なぜ好きなのかと訊かれれば、それはこれを詠んだ石川啄木というやつは、浪費家で定職もなく、そして辛い現実から逃避することにほとんどを費やしていたからだ。

原稿料を握りしめて遊びに行くところなんか、すごく共感できる。

そのくせ、低賃金重労働の人間のシンボルみたいにまつりあげられているところなど、本当に面白いと思う。

だから、同じように定職にもつかず浪費をして現実から逃げて、現状をたまに嘆く人として、好きにならずにはいられなかった。

中でも最後の『ぢっと手を見る』ところが好きだ。

労働者階級の手を想起させるが、啄木自身の手はきっと傷やよごれのない綺麗な手だっただろうと思うと、それも滑稽で面白い。

そりゃ、インク染みくらいはあったと思う。私だってパソコンのない時代にはインク染みまみれだったから、今も手書きの原稿を扱っていればそうだっただろう。

でも、社会主義思想の労働者階級としての『手』とは全く違ったんじゃないか?

俗にいうすべすべの手というやつで、手で人となりがわかるというのはなるほどバカにできないと思う。

そういう背景を含めてこの短歌が好きだ。

ちなみに、最初の出会いはPS2ゲームのラチェット&クランクシリーズのどれかだった。

 

そろそろ原稿料が振り込まれる頃だが、あんまり病院に行こうと言う気持ち(正確には、外に出ようという気持ちだ。
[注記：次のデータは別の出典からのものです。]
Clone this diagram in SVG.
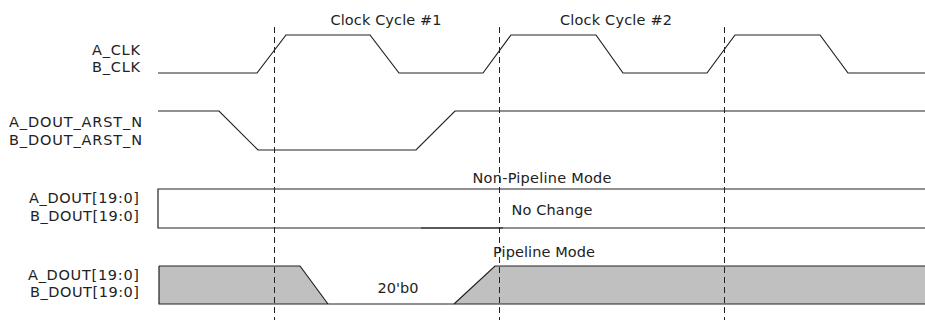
<svg xmlns="http://www.w3.org/2000/svg" width="925" height="320" viewBox="0 0 925 320">
<style>
.lbl{font-family:"DejaVu Sans",Verdana,sans-serif;font-size:14.5px;fill:#222}
.r{text-anchor:end}
.m{text-anchor:middle}
.w{fill:none;stroke:#222;stroke-width:1.2}
.d{fill:none;stroke:#222;stroke-width:1;stroke-dasharray:6 4}
.g{fill:#c0c0c0;stroke:none}
</style>
<rect width="925" height="320" fill="#fff"/>
<g id="labels">
<text class="lbl m" x="386" y="25" textLength="111" lengthAdjust="spacing">Clock Cycle #1</text>
<text class="lbl m" x="616" y="25" textLength="112" lengthAdjust="spacing">Clock Cycle #2</text>
<text class="lbl r" x="140" y="55" textLength="48" lengthAdjust="spacing">A_CLK</text>
<text class="lbl r" x="140" y="72" textLength="48" lengthAdjust="spacing">B_CLK</text>
<text class="lbl r" x="142" y="127" textLength="133" lengthAdjust="spacing">A_DOUT_ARST_N</text>
<text class="lbl r" x="142" y="145" textLength="133" lengthAdjust="spacing">B_DOUT_ARST_N</text>
<text class="lbl r" x="139" y="203" textLength="110" lengthAdjust="spacing">A_DOUT[19:0]</text>
<text class="lbl r" x="139" y="221" textLength="109" lengthAdjust="spacing">B_DOUT[19:0]</text>
<text class="lbl r" x="139" y="280" textLength="111" lengthAdjust="spacing">A_DOUT[19:0]</text>
<text class="lbl r" x="139" y="297" textLength="109" lengthAdjust="spacing">B_DOUT[19:0]</text>
</g>
<g id="clk">
<polyline class="w" points="158,73 257,73 286,35 370,35 399,73 483,73 511,35 596,35 623,73 707,73 735,35 820,35 848,73 925,73"/>
</g>
<g id="arst">
<polyline class="w" points="158,111 219,111 258,150 416,150 455,111 925,111"/>
</g>
<g id="nonpipe">
<polyline class="w" points="925,189 158,189 158,228 925,228"/>
<line class="w" x1="421" y1="228" x2="503" y2="228" stroke-width="1.8"/>
<text class="lbl m" x="542" y="183" textLength="139" lengthAdjust="spacing">Non-Pipeline Mode</text>
<text class="lbl m" x="552" y="215" textLength="81" lengthAdjust="spacing">No Change</text>
</g>
<g id="pipe">
<polygon class="g" points="159,266 300,266 328,304 159,304"/>
<polygon class="g" points="454,304 495,266 925,266 925,304"/>
<polyline class="w" points="159,266 300,266 328,304"/>
<polyline class="w" points="454,304 495,266 925,266"/>
<polyline class="w" points="925,304 159,304 159,266"/>
<text class="lbl m" x="544" y="257" textLength="102" lengthAdjust="spacing">Pipeline Mode</text>
<text class="lbl m" x="398" y="293" textLength="41" lengthAdjust="spacing">20'b0</text>
</g>
<g id="connectors">
<line class="d" x1="274.5" y1="27" x2="274.5" y2="320"/>
<line class="d" x1="499.5" y1="27" x2="499.5" y2="320"/>
<line class="d" x1="724.5" y1="27" x2="724.5" y2="320"/>
</g>
</svg>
コンビニにタバコを買いに行くこともできない。)にはなれない。

そんなことをするくらいなら、ホームセンターで縄を買って鍋でグツグツ煮込んでいる方が、よっぽど良い薬になるような気がする。

そのくせ、紅茶を買い足そうという気持ちにはなるので、これはいよいよ堕落したなという心地である。